Rivalry between Germany’s T-Mobile, the official iPhone carrier and Vodafone is getting ugly. Vodafone made a legal move against T-Mobile to force it to sell the iPhone without a contract and as an unlocked device. The court has apparently sided with Vodafone and has handed an order down to T-Mobile to sell the iPhone without tying it to a service contract. More on the situation can be read on Apple Insider.

Apple has managed to create a such a strong brand and appeal for the iPhone, enabling it to for revenue sharing agreements onto mobile carriers. This is unheard of in the mobile industry, where carriers dictate all the rules usually.

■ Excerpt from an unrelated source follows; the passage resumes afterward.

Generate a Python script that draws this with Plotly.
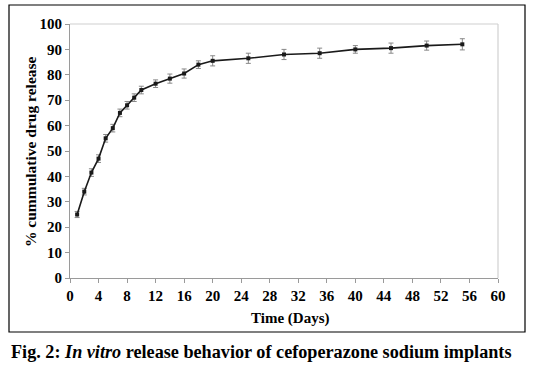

But Apple’s upper hand also has the side effect of locking the iPhone down. Nokia is shooting back with a more open strategy, and Google is gathering partners for the Open Handset Alliance. Will it be a battle between open and closed systems.

Apple has already made one move to be more open. Come February 2008 and Apple will give developers a Software Development Kit that will enable them to write applications for the iPhone. Applications are already being written for the iPhone, but it has to be hacked to accept them.

And people, probably in their tens or hundreds of thousands are already unlocking their iPhones from AT&T.

A German friend who has bought the iPhone the minute it was out in Germany, was complaining about being forced to take out a new mobile subscription (his old phone and number now ring in some drawer somewhere in his house and that why I wasn’t able to reach him one morning recently!)

Vodfone in Germany might be more motivated by corporate interests rather than consumer interests. But its legal success against T-Mobile (which the latter intends to dispute, of course) is a sign that Apple’s strategy of locking its phone down to certain carrier and extract money out of them (because it can) might not fly so easily everywhere.